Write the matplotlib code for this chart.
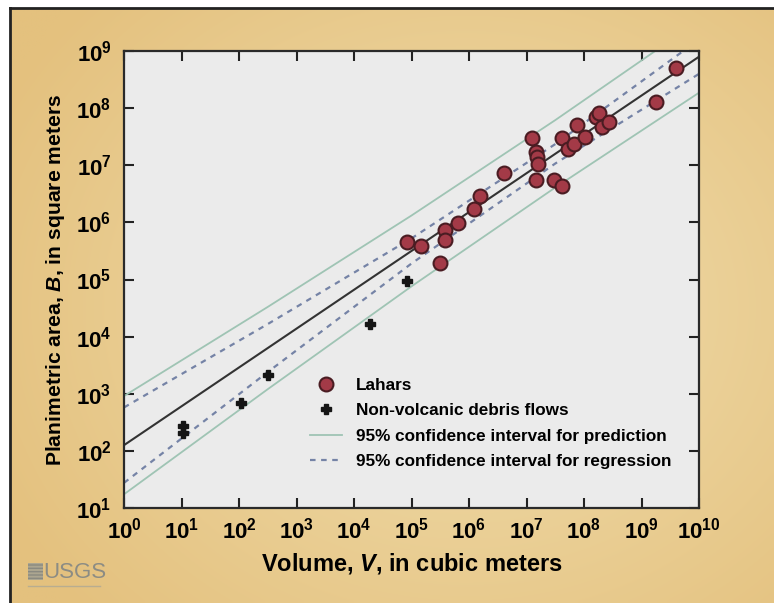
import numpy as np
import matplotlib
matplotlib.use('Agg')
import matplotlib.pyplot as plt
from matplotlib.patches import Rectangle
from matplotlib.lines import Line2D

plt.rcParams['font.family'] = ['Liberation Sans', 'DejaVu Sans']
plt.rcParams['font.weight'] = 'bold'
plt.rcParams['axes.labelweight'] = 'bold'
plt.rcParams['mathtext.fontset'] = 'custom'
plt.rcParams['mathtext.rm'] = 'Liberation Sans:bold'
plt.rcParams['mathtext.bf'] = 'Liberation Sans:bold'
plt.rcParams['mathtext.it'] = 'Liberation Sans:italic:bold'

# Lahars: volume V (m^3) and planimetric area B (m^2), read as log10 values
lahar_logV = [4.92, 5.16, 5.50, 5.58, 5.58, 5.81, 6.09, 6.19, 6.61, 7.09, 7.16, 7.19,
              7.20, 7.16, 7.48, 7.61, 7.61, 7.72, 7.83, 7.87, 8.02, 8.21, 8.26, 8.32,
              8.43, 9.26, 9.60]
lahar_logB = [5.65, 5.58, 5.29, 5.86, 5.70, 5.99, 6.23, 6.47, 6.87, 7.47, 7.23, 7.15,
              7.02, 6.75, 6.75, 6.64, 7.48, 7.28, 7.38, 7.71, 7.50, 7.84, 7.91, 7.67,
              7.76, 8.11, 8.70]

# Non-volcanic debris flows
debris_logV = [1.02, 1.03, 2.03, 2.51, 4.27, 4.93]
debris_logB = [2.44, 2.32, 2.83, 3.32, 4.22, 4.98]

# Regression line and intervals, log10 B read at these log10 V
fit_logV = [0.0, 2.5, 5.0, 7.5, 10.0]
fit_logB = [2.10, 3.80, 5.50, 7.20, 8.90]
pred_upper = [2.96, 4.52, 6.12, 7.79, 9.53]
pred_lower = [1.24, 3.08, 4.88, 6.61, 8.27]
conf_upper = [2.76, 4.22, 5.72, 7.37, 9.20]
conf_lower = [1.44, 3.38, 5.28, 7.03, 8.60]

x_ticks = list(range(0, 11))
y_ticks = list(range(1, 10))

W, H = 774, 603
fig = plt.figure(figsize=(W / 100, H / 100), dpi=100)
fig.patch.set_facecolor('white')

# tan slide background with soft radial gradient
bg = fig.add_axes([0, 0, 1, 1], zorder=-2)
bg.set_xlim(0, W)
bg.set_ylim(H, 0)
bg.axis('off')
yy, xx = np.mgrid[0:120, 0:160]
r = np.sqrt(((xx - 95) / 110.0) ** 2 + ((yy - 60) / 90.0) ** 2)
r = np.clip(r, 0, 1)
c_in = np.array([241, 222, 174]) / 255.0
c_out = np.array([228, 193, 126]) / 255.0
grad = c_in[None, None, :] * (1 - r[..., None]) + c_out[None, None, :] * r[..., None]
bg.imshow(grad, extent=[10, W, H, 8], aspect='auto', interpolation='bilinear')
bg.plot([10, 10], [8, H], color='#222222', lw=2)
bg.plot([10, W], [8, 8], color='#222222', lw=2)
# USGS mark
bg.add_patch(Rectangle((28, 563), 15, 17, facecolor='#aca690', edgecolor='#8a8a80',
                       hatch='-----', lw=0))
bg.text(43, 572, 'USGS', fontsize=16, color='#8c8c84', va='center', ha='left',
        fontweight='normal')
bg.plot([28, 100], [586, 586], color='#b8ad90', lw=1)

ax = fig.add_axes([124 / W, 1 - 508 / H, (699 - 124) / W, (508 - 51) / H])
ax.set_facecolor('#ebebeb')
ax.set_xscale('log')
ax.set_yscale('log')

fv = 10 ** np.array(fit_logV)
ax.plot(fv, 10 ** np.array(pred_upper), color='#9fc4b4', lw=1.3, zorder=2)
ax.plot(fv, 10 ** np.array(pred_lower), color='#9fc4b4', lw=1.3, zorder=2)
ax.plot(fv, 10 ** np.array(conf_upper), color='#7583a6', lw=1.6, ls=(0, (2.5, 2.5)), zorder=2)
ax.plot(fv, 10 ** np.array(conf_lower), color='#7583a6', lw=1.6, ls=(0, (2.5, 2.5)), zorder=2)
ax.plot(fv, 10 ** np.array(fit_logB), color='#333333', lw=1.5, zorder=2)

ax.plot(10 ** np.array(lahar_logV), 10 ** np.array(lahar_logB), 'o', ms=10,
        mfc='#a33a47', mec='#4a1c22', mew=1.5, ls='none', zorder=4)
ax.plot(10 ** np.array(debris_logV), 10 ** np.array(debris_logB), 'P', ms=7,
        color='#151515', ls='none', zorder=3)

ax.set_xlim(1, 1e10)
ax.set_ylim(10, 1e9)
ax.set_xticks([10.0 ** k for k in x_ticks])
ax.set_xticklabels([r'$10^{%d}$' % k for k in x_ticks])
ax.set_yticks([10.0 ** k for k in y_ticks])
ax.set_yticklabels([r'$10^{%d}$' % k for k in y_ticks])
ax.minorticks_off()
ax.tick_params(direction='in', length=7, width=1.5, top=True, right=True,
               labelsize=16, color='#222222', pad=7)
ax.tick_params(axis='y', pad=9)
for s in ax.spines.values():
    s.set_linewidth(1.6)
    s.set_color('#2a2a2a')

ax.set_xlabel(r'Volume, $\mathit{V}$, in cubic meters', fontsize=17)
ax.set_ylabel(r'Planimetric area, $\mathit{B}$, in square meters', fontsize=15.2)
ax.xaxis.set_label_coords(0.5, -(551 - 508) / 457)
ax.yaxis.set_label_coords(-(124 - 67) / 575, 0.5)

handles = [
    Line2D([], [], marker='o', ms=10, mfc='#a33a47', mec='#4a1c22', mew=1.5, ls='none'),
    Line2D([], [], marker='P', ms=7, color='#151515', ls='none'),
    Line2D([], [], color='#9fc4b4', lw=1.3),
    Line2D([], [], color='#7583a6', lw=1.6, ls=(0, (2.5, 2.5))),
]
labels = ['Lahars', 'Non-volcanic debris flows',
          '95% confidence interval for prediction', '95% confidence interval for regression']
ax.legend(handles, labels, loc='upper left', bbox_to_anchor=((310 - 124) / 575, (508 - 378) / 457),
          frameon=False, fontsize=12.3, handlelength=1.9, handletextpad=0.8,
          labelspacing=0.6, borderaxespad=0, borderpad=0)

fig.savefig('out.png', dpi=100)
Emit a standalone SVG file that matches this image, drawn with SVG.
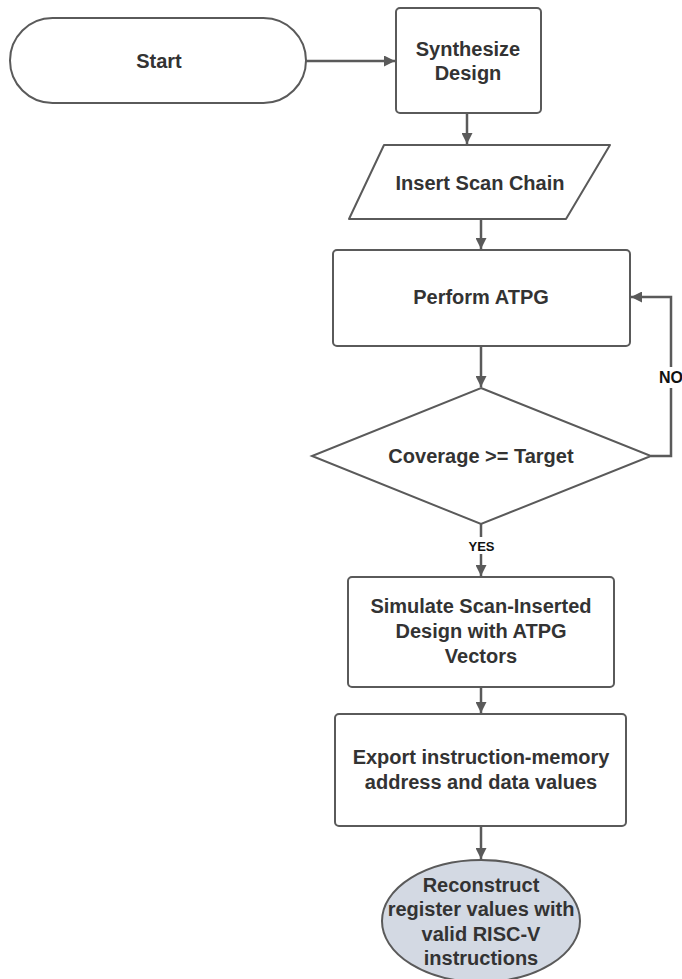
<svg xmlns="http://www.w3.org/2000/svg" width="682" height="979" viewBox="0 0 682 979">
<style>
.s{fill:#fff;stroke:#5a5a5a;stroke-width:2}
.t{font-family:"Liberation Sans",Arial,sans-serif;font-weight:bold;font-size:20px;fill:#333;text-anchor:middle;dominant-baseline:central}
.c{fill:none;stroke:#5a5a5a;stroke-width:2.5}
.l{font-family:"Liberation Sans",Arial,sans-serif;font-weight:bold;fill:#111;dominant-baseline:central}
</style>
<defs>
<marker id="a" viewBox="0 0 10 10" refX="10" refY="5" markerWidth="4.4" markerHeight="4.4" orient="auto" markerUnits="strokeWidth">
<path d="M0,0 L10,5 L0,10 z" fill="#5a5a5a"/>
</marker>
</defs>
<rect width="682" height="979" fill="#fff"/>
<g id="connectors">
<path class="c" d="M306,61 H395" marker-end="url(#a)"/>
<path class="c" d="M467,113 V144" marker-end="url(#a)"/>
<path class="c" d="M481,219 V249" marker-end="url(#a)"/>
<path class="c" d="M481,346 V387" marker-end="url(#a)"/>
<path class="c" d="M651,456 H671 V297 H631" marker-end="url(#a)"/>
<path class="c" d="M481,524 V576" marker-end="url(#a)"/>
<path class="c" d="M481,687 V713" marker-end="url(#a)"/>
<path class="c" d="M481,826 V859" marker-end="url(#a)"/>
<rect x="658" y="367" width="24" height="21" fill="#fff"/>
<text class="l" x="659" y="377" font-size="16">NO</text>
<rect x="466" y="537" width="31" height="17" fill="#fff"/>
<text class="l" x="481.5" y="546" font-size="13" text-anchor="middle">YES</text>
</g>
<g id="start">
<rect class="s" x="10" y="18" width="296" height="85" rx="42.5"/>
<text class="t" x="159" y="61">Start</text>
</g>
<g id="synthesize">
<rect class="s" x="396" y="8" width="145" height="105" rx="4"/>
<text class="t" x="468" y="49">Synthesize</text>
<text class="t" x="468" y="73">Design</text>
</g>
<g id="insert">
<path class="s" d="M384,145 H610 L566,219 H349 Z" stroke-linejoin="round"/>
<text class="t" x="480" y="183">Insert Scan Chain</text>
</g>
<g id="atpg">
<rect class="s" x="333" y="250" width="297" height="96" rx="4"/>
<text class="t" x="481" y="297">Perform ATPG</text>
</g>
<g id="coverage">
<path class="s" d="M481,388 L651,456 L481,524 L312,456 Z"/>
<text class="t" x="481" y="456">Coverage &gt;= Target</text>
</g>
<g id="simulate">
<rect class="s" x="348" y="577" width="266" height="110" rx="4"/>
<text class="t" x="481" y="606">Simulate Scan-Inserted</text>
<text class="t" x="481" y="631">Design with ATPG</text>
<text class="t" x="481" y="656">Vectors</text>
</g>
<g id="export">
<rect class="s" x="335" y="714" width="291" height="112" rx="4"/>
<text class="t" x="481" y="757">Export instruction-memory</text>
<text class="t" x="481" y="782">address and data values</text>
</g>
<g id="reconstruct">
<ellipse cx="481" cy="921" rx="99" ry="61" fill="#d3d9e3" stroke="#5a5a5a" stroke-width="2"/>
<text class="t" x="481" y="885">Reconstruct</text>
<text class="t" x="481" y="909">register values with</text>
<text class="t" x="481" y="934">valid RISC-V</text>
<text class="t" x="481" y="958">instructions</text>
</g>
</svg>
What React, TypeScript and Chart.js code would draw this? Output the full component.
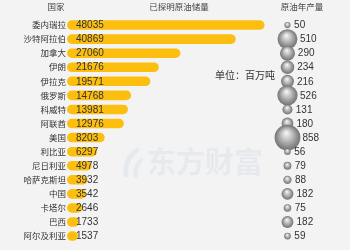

§

* **Problem to work on**: Copy nothing but the lines from the top of the material through the line holding "from matplotlib.lines import Line2D", exactly as written; omit pictures.

* **Solution**:
Write the matplotlib code for this chart.
import numpy as np
import matplotlib
matplotlib.use('Agg')
import matplotlib.pyplot as plt
from matplotlib.patches import Rectangle
from matplotlib.lines import Line2D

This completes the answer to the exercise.